Outside of that fringe element of Buckeye extremists, nobody expects Herbstreit to be an Ohio State homer-slash-mole implanted within the bowels of ESPN. Nor is he expected to be a smug antagonist like Mark May; Chris Spielman and Robert Smith both manage to bring value and relevant insight to their work without devolving into Ohio State fight song lyrics or outright bias. Herbstreit’s favorability decline has far less to do with his curious prejudice as much as it has to do with his atrophied ability to be a capable steward of college football broadcasting. The world does not need any more Dick Vitales. One is already too many.
Herbstreit’s decline following his famous 2004 declaration gained steam through the third quarter of the Alamo Bowl, during which ESPN famously devoted its broadcast burying the Ohio State football program as Herbstreit – just as famously – sat silently in the broadcast booth.

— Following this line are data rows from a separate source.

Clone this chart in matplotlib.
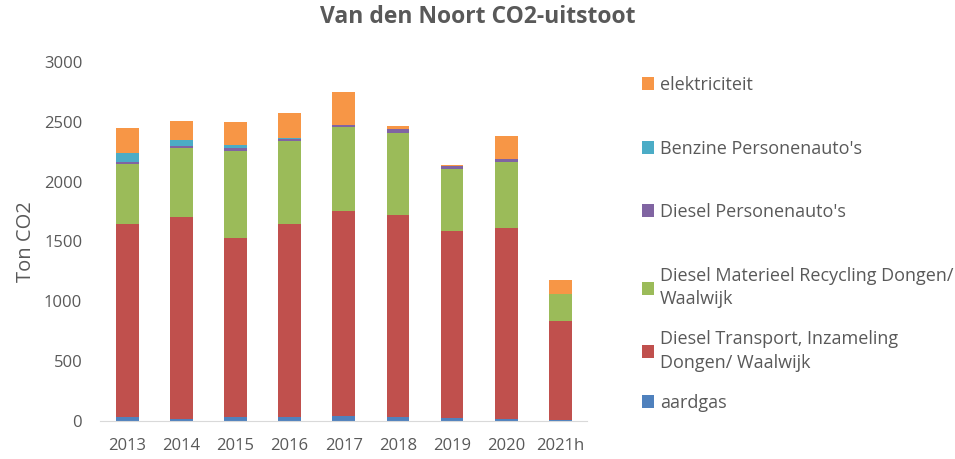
import numpy as np
import matplotlib.pyplot as plt

plt.rcParams['font.family'] = ['Open Sans', 'DejaVu Sans']

years = ['2013', '2014', '2015', '2016', '2017', '2018', '2019', '2020', '2021h']

# Ton CO2 per source
aardgas = [35, 20, 35, 35, 45, 35, 28, 15, 10]
diesel_transport = [1610, 1687, 1495, 1610, 1710, 1690, 1562, 1600, 828]
diesel_materieel = [500, 576, 726, 694, 701, 684, 518, 546, 222]
diesel_auto = [21, 17, 25, 17, 19, 28, 20, 28, 2]
benzine_auto = [70, 45, 27, 8, 2, 3, 0, 3, 0]
elektriciteit = [209, 164, 192, 212, 272, 25, 8, 189, 113]

series = [
    ('aardgas', aardgas, '#4F81BD'),
    ('Diesel Transport, Inzameling\nDongen/ Waalwijk', diesel_transport, '#C0504D'),
    ('Diesel Materieel Recycling Dongen/\nWaalwijk', diesel_materieel, '#9BBB59'),
    ("Diesel Personenauto's", diesel_auto, '#8064A2'),
    ("Benzine Personenauto's", benzine_auto, '#4BACC6'),
    ('elektriciteit', elektriciteit, '#F79646'),
]

txt = '#595959'
fig = plt.figure(figsize=(9.55, 4.59), dpi=100)
ax = fig.add_axes([0.105, 0.083, 0.51, 0.782])

x = np.arange(len(years))
bottom = np.zeros(len(years))
handles = []
for label, vals, col in series:
    b = ax.bar(x, vals, 0.42, bottom=bottom, color=col, label=label)
    handles.append(b)
    bottom += np.array(vals)

ax.set_xlim(-0.5, len(years) - 0.5)
ax.set_ylim(0, 3000)
ax.set_yticks(range(0, 3001, 500))
ax.set_xticks(x)
ax.set_xticklabels(years)
ax.tick_params(length=0, labelsize=12, colors=txt)
ax.tick_params(axis='y', pad=13)
ax.tick_params(axis='x', pad=12)
for s in ['top', 'right', 'left']:
    ax.spines[s].set_visible(False)
ax.spines['bottom'].set_color('#D9D9D9')
ax.set_ylabel('Ton CO2', fontsize=14.5, color=txt, labelpad=6)

fig.suptitle('Van den Noort CO2-uitstoot', x=0.5, y=0.99, fontsize=16.5,
             fontweight='bold', color=txt)

# legend entries placed one by one (Excel spacing is uneven)
leg_y = [403, 351, 287.5, 212, 149, 85]
for (label, vals, col), hnd, yp in zip(series, handles, leg_y):
    lg = fig.legend([hnd], [label], loc='center left',
                    bbox_to_anchor=(0.672, 1 - yp / 459), frameon=False,
                    fontsize=13, handlelength=0.7, handleheight=0.7,
                    handletextpad=0.3, borderpad=0, borderaxespad=0,
                    labelcolor=txt)
    for t in lg.get_texts():
        t.set_linespacing(1.4)

fig.savefig('out.png', dpi=100)
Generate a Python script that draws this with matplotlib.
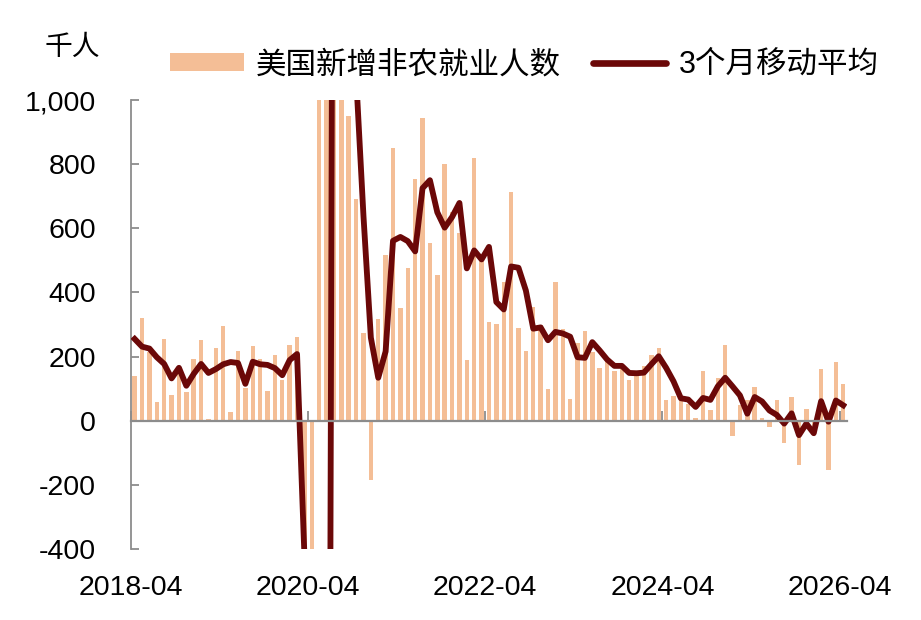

Herbie could still reroute his legacy; even those lousy 2004 Buckeyes figured it out, destroyed Big Ten champion Michigan and won their bowl game, constructing two improbably glorious season-enders the likes of which Herbie himself never tasted. For Herbstreit to once again be seen as a credible and beloved homegrown analyst, he’d need to rediscover the wisdom that originally brought him to national prominence. That, and hope for a lot of incredibly short memories.